Reviewed by Alicia Glass
The Heart Eyes Killer, a mass murderer who hunts down couples on Valentines Day, mistakes a pair of mismatched ad executives on a work dinner as potential victims, and mayhem ensues!
Yes, the film centers around Valentine’s Day and a serial killer who kills couples, but it’s supposed to be about romance and chemistry too, damnit! Gaggingly-sweet things for V-Day are all over the city and couples are defiantly still going out together, so make sure you’re still single and lets get into this!
So Ally (Olivia Holt) just can’t seem to catch a break recently. Matter of fact, all she got recently was a break up with her boyfriend, and thus being surrounded by all this Valentine’s Day nonsense is kind of annoying. It doesn’t help that Ally seems to have a bit of an odd sense of style, and her proposed advertising campaign centers around turning H.E.K. into a kind of heartsick if-I-can’t-have-you-no-one-can series of commercials, which of course goes over with her boss Crystal Cane (Michaela Watkins) like a ton of bricks. The hottie she had an awkward first meeting with at the coffee shop, Jay Simmonds (Mason Gooding), turns out to be a fellow advertiser at Ally’s very same publishing house, who’s about to be handed the campaign Ally was originally handling for Valentine’s Day, for some serious fixing. And Ally’s well-meaning best friend Monica (Gigi Zumbado), still trying to convince Ally that romance isn’t dead and there’s some merit to Valentine’s Day hidden here somewhere, takes great glee in helping Ally dress for what she insists is a work-dinner-meeting-non-date with Jay later that evening.
Ally tries to dress up a bit nicer for her evening meeting with Jay, but better clothes won’t hide her bitter and almost curmudgeonly attitude when it comes to romance in general, and the irony of all that in an lady ad executive isn’t lost on her either, much to Jay’s bemusement. Jay is practically effortlessly charming, it does help that actor Mason Gooding is the son of Cuba Gooding Jr. who is also known for his many charismatic characters, and continually gamely tries to be at least cordial to an increasingly resentful Ally. Things take a turn for the dumber when Ally declares an end to their non-date and of course they run into Ally’s ex and his new woman as she and Jay are saying their goodbyes outside the restaurant, forcing Ally in her cynical irony to offer up Jay as her new, better, boyfriend. Who’s she trying to impress, anyway? Because it turns out, more than just Ally’s ex and his new squeeze, is watching.

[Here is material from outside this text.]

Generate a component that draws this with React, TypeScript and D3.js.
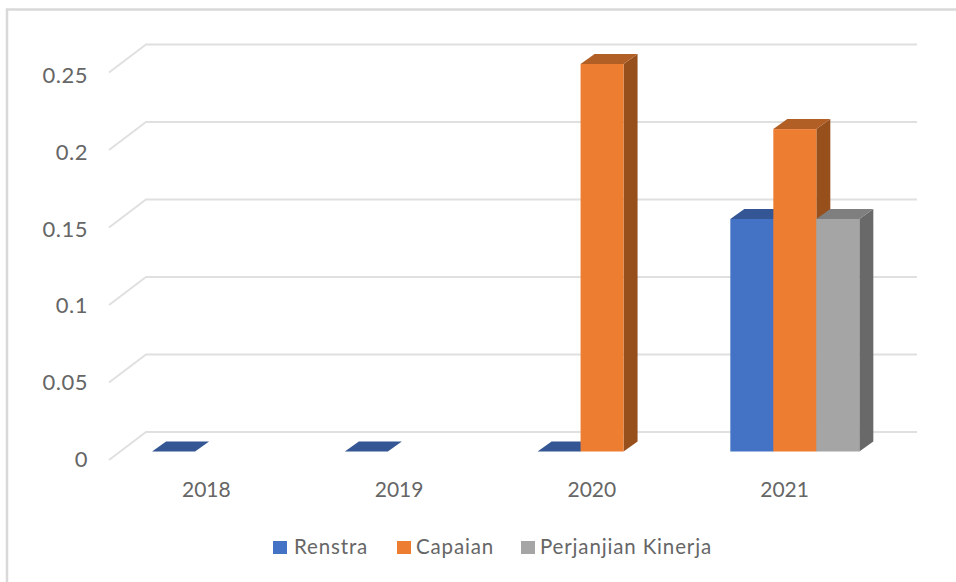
import React from "react";
import * as d3 from "d3";

const years = ["2018", "2019", "2020", "2021"];
const seriesNames = ["Renstra", "Capaian", "Perjanjian Kinerja"];
const renstra = [0, 0, 0, 0.15];
const capaian = [null, null, 0.25, 0.208];
const perjanjian = [null, null, null, 0.15];
const seriesValues = [renstra, capaian, perjanjian];
const yTicks = [0, 0.05, 0.1, 0.15, 0.2, 0.25];

const front = ["#4472C4", "#ED7D31", "#A5A5A5"];
const top = ["#345694", "#B15F25", "#7F7F7F"];
const side = ["#29446F", "#97501C", "#696969"];

const W = 956, H = 582;
const FONT = "Lato, 'Open Sans', sans-serif";
const TXT = "#666666";
const GRID = "#e0e0e0";

const y = d3.scaleLinear().domain([0, 0.25]).range([451.5, 64]);
const labelY = d3.scaleLinear().domain([0, 0.25]).range([467, 83]);
const floorFront = 460;
const x = d3.scaleBand().domain(years).range([109, 880]);
const barW = 43;
const groupW = barW * 3;
const planeDx = 11.2;
const depthDx = 14, depthDy = -10;
const wallDx = 37, wallDy = -28;

const tickY = (v: number) => floorFront - (y(0) - y(v));

export default function App() {
  const legendItems = [
    { x: 273, tx: 294 },
    { x: 397, tx: 416 },
    { x: 521, tx: 540 },
  ];
  return (
    <svg width={W} height={H} style={{ position: "fixed", left: 0, top: 0, background: "#fff" }} fontFamily={FONT}>
      <rect x={7} y={9.5} width={W + 20} height={H} fill="none" stroke="#d9d9d9" strokeWidth={2.5} />
      {yTicks.map((v) => (
        <g key={v}>
          <path
            d={`M${x.range()[0]},${tickY(v)}L${x.range()[0] + wallDx},${tickY(v) + wallDy}H${x.range()[1] + wallDx}`}
            fill="none"
            stroke={GRID}
            strokeWidth={2}
          />
          <text x={88} y={labelY(v)} textAnchor="end" fontSize={22} letterSpacing={0.5} fill={TXT}>
            {String(v)}
          </text>
        </g>
      ))}
      {years.map((yr) => (
        <text key={yr} x={(x(yr) as number) + x.bandwidth() / 2 + 1} y={497} textAnchor="middle" fontSize={21} fill={TXT}>
          {yr}
        </text>
      ))}
      {years.map((yr, yi) => {
        const gx = (x(yr) as number) + x.bandwidth() / 2 - groupW / 2 + planeDx;
        return (
          <g key={yr}>
            {seriesValues.map((vals, si) => {
              const v = vals[yi];
              if (v === null) return null;
              const x0 = gx + si * barW;
              const x1 = x0 + barW;
              const yt = y(v);
              const yb = y(0);
              return (
                <g key={si}>
                  <path d={`M${x1},${yt}L${x1 + depthDx},${yt + depthDy}V${yb + depthDy}L${x1},${yb}Z`} fill={side[si]} />
                  <path d={`M${x0},${yt}L${x0 + depthDx},${yt + depthDy}H${x1 + depthDx}L${x1},${yt}Z`} fill={top[si]} />
                  <rect x={x0} y={yt} width={barW} height={yb - yt} fill={front[si]} />
                </g>
              );
            })}
          </g>
        );
      })}
      {seriesNames.map((name, i) => (
        <g key={name}>
          <rect x={legendItems[i].x} y={541} width={14} height={13} fill={front[i]} />
          <text x={legendItems[i].tx} y={554} fontSize={20.5} letterSpacing={0.85} fill={TXT}>
            {name}
          </text>
        </g>
      ))}
    </svg>
  );
}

From there, the film slides into by now standard film tropes of things like the killer hiding in your closet for the initial jump scare, oh so many slapstick running away from the killer only to cause destruction and mayhem to peripheral others along the way instances, and of course we can’t forget the initial assumption that Ally and Jay are a couple, despite their continued insistences they’re only colleagues, that eventually leads to a burgeoning romance in the midst of slasher horror anyfreakingways.
If you’re any kind of fan of movies like Happy Death Day, or Eli Roth’s Thanksgiving, even the latter-numbered Scream movies, you will likely enjoy the inside-out celebration of love in Heart Eyes, available on Netflix now!